Teaching motherhood. Aweetu Lada and Helena demonstrate how in the diitiwo ceremony the initiate sits on the ground wearing the beads on her forehead as Aweetu educates the expectant mother on how to take care of her pregnancy, her child after it is born, as well as her own sexual well-being. As Aweetu explains, this knowledge and position as instructor was passed to her from her grandmother. Even that morning, before our interview, Aweetu had already participated in one diitiwo (and she was planning to return after our interview).
A prayer. In the role of biibi, Aweetu also prepares children to undergo the first initiation rite.

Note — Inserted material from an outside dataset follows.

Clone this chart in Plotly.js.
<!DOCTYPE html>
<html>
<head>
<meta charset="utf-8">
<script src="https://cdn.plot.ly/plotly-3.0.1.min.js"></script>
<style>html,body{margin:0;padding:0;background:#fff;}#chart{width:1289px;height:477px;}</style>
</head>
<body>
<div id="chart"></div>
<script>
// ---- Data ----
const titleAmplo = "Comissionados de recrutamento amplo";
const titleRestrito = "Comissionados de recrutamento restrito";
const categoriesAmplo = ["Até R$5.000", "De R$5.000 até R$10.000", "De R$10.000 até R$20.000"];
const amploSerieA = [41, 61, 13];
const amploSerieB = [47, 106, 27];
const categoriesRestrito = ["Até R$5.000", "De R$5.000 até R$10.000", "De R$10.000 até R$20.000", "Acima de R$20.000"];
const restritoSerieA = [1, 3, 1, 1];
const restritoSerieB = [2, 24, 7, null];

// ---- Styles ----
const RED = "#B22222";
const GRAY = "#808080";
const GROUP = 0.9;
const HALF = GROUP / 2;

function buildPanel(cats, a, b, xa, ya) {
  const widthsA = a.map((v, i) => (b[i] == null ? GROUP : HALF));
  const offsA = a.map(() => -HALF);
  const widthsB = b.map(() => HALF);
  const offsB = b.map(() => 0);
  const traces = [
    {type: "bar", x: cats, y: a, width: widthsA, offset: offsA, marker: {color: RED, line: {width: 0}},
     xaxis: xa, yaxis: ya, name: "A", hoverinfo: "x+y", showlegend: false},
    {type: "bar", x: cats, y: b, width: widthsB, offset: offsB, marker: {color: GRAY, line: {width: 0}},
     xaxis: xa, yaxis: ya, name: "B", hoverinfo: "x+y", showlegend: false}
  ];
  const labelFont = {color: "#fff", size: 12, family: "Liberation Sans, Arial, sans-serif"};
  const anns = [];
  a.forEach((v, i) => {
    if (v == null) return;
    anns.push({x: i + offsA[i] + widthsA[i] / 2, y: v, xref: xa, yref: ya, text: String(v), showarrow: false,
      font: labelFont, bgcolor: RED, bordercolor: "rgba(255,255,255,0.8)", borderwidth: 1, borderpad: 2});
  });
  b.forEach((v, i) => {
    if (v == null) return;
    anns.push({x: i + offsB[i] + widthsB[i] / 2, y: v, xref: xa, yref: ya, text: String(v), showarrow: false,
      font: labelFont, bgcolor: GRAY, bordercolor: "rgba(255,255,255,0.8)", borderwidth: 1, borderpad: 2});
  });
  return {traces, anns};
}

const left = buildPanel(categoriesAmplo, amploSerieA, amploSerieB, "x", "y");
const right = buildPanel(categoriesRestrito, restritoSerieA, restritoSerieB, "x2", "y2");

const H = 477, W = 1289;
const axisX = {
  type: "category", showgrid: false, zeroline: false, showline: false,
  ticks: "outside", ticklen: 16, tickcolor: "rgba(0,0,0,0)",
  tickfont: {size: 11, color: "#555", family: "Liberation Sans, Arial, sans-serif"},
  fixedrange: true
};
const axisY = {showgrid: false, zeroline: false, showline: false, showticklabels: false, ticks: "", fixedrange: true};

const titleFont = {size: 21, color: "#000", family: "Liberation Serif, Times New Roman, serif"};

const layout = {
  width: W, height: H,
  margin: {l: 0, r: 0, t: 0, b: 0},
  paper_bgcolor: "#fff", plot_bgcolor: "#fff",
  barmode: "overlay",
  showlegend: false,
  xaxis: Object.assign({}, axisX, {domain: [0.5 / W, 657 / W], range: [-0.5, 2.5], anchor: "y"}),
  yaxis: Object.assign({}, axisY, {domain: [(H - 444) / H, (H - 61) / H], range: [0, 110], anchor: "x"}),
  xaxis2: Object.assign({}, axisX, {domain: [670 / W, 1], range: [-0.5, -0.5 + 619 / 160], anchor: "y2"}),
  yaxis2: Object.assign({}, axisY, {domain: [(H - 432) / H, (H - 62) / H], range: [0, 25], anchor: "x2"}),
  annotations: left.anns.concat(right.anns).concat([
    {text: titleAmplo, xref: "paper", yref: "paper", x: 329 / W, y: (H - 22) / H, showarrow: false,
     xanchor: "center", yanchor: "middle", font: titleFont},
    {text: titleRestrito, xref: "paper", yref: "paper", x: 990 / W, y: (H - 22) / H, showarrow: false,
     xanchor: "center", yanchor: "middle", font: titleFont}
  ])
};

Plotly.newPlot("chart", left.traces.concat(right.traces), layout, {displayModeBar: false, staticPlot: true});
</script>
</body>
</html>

She puts the sacred flour on the initiates and prays that they may safely make their way through this dangerous liminal stage into adulthood.




***

My elders died, and I was left with the mbopeesi basket.
These children are leaving this house for initiation.
I inherited from you this basket and its mbopeesi flour.
O my grandparents, O my mothers, and all the ancestors I do not know
—this mbopeesi stands firm.
The child, where they are,
not to have fevers, not to stumble, for snakes not to bite.
O my grandparents N’taamila and others,
all the chiefs help the child in the initiation,
wherever they go,
to be happy.

* Charles A. Smythies, “Journey to Nyassa, 1887,” in A Journey from Zanzibar to Lake Nyassa and back, in the year 1887 (Westminister, [no date]), 12, The Archives of the Universities’ Mission to Central Africa (AUMCA), A1(V)A Printed Matters f. 19. I owe many thanks to Andreas Zeman for sharing the document with me.